• Problem to solve:
Review the material line by line. Identify and copy every line that contains the string "with".

• Data listing:
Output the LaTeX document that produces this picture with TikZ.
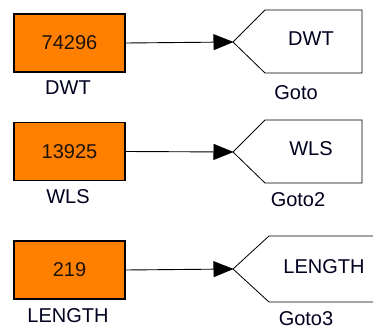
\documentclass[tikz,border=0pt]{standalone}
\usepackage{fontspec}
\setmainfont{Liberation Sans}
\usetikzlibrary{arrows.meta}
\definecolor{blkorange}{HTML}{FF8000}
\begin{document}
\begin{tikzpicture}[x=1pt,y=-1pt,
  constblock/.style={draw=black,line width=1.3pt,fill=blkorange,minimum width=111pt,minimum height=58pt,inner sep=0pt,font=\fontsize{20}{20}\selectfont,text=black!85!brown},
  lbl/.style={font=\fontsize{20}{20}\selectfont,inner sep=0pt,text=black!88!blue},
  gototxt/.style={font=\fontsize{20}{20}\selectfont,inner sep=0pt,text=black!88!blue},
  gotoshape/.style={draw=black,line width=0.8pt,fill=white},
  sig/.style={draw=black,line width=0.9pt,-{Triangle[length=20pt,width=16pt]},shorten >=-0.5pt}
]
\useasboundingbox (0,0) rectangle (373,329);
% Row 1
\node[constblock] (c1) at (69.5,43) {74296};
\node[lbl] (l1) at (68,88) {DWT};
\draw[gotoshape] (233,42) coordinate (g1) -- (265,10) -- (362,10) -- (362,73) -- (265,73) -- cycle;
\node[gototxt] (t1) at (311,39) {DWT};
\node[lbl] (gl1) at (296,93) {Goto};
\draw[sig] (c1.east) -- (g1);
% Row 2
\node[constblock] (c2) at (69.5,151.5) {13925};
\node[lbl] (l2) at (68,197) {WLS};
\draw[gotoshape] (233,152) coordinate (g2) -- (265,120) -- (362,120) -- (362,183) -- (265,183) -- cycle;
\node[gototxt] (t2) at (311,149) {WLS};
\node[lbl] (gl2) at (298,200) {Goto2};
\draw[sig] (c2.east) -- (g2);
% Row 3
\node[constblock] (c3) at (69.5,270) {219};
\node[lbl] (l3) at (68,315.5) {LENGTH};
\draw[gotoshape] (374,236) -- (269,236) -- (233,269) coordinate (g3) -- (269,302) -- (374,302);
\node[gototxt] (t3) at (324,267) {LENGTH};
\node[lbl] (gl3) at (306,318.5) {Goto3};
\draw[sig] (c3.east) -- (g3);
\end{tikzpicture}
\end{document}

...

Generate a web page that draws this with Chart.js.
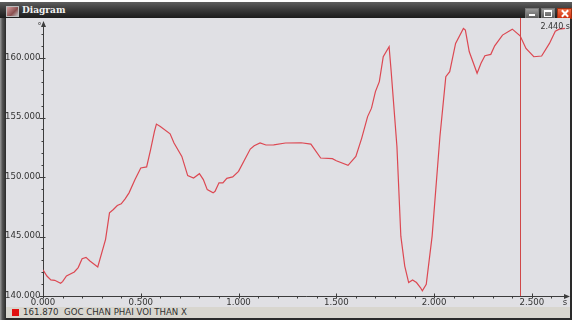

• Final result:
Output the LaTeX document that produces this picture with TikZ.
Generate a web page that draws this with Chart.js.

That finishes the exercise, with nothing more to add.